Earlier this year, supporters of Joshua claimed that a 76-year-old man from South Africa was raised from the dead at the Synagogue. A videotape shows Joshua blowing into the man's face after commanding him to rise. The account was posted on FarShores, a Canada-based Web site devoted to paranormal phenomena including sightings of ghosts and UFOs.

Yet several prominent charismatic leaders have visited Joshua's compound and returned with favorable impressions.

These include Canadian renewal leader John Arnott, Pittsburgh pastor Joseph Garlington, Louisiana evangelist Marvin Gorman and New Zealand minister Bill Subritzky.

Arnott said that although Joshua is "secretive and mystical," and his Nigerian followers seem "zombielike," he is not ready to denounce him as a false prophet.

"Lots of desperately ill people have been healed there," Arnott said. "There seemed to be definite miracles going on, and they were done in the name of Jesus."

Arnott also noted that a South African evangelist, Kobus van Rensburg--who has been heavily influenced by Joshua--has established a healing center in the town of Stilfontein, near Johannesburg. This month, van Rensburg will be speaking at Toronto Airport Christian Fellowship, which Arnott pastors.

South African charismatics were at one time flocking in large groups to Lagos to attend Joshua's meetings, but Charisma has learned that such support is waning.

"T.B. Joshua is no longer the flavor of the month there," said Peter Vandenberg, executive vice president of Christ for All Nations (CFAN), the ministry of evangelist Reinhard Bonnke.

Two years ago CFAN sponsored a huge outreach in Lagos that involved more than 2,000 local churches--and none of those churches endorsed Joshua, Vandenberg said.
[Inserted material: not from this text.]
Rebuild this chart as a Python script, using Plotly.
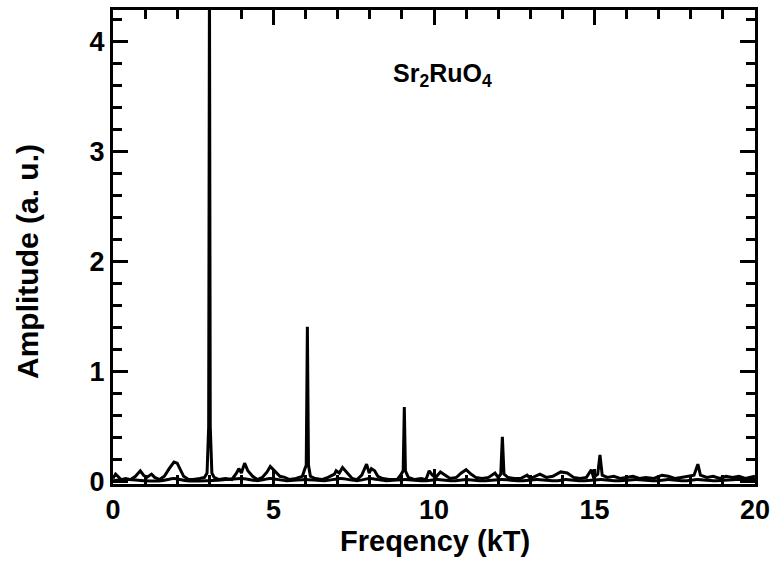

"Every one of them said that Joshua does things that are occultic and that what he is doing is not doctrinally correct," he added.

Although Bonnke's organization has not condemned Joshua publicly, CFAN has adopted a firm stance and will not work with Joshua in Nigeria. Added Vandenberg: "We stand with the majority of Christians there who have denounced him. Our brothers in Nigeria are on the ground there, and they know best."